Pull each line holding "that" out of the entries below.

(Material):
:::::

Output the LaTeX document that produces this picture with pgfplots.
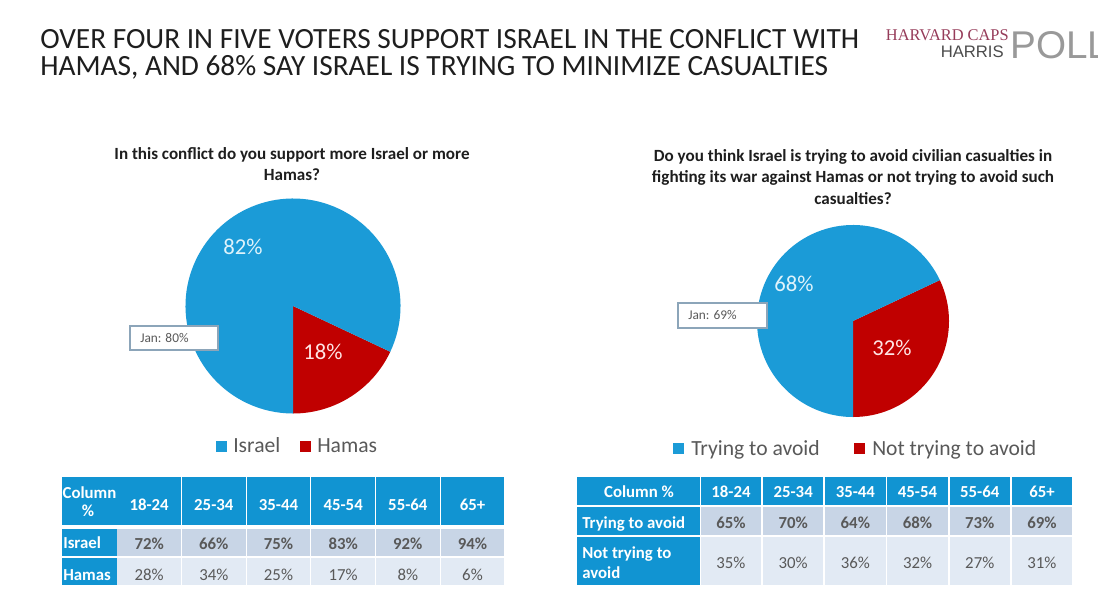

:::::

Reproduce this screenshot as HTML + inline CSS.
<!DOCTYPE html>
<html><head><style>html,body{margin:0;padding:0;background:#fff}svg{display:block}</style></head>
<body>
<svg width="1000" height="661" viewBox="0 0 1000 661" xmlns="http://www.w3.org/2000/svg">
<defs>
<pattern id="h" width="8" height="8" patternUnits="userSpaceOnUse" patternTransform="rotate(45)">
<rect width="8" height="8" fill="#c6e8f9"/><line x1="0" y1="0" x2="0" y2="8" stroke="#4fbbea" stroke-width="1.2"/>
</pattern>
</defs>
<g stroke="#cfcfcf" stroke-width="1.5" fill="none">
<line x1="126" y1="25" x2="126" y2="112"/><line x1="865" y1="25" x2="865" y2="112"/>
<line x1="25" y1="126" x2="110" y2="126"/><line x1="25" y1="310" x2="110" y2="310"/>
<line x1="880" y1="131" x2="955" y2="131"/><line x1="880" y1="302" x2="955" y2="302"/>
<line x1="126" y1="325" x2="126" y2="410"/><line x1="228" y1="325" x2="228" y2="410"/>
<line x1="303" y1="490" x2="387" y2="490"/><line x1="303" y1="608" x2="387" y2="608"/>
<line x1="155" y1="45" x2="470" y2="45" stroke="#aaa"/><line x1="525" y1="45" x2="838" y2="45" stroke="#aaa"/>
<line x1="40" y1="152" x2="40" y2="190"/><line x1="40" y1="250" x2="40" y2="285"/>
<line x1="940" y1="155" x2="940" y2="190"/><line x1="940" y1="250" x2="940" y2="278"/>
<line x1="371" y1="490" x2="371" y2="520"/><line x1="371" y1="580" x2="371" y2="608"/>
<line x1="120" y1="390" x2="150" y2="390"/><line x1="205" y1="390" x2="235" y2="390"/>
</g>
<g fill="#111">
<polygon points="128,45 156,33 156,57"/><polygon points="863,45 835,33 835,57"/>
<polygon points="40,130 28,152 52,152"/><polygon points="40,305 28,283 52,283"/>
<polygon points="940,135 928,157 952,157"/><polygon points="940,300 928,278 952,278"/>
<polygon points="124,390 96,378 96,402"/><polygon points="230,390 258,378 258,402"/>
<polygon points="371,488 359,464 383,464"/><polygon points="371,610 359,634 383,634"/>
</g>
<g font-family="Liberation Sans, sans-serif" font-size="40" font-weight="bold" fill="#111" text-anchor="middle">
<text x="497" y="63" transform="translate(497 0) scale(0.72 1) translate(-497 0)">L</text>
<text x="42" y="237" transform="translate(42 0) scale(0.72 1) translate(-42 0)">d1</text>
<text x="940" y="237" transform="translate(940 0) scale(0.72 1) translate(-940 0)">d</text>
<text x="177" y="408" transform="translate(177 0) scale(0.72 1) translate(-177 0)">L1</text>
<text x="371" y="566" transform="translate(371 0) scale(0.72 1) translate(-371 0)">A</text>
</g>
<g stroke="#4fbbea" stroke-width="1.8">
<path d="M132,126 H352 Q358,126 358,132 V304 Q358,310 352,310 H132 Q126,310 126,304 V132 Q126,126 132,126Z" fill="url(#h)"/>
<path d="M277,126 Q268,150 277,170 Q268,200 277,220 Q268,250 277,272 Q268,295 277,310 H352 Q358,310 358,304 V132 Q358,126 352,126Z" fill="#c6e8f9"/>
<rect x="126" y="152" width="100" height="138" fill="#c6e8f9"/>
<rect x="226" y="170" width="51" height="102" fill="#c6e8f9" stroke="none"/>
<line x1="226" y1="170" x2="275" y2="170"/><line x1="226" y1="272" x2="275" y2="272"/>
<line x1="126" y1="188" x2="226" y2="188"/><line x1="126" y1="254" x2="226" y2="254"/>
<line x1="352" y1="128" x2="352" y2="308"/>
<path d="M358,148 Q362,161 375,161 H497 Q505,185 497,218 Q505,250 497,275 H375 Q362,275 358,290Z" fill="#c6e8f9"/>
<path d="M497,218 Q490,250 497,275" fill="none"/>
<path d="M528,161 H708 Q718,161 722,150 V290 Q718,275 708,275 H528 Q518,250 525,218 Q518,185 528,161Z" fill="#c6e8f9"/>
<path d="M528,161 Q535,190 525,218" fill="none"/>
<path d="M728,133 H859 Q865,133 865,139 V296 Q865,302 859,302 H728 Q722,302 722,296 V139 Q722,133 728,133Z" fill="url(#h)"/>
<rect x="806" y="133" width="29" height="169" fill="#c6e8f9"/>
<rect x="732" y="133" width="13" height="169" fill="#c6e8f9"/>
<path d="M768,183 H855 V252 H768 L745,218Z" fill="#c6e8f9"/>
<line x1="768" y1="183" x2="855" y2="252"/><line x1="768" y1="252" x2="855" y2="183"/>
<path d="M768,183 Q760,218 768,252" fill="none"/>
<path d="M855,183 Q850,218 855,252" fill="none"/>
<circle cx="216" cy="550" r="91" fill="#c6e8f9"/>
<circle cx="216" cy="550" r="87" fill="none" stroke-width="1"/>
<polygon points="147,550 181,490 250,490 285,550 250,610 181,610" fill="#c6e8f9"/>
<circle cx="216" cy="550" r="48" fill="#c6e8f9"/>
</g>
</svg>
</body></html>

:::::

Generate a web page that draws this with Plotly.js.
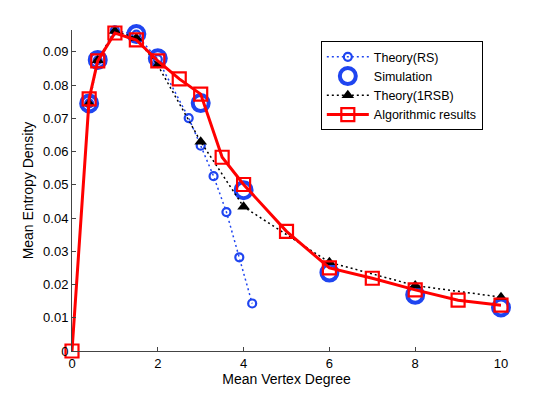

:::::

(Correct output):
Output the LaTeX document that produces this picture with pgfplots.
Generate a web page that draws this with Plotly.js.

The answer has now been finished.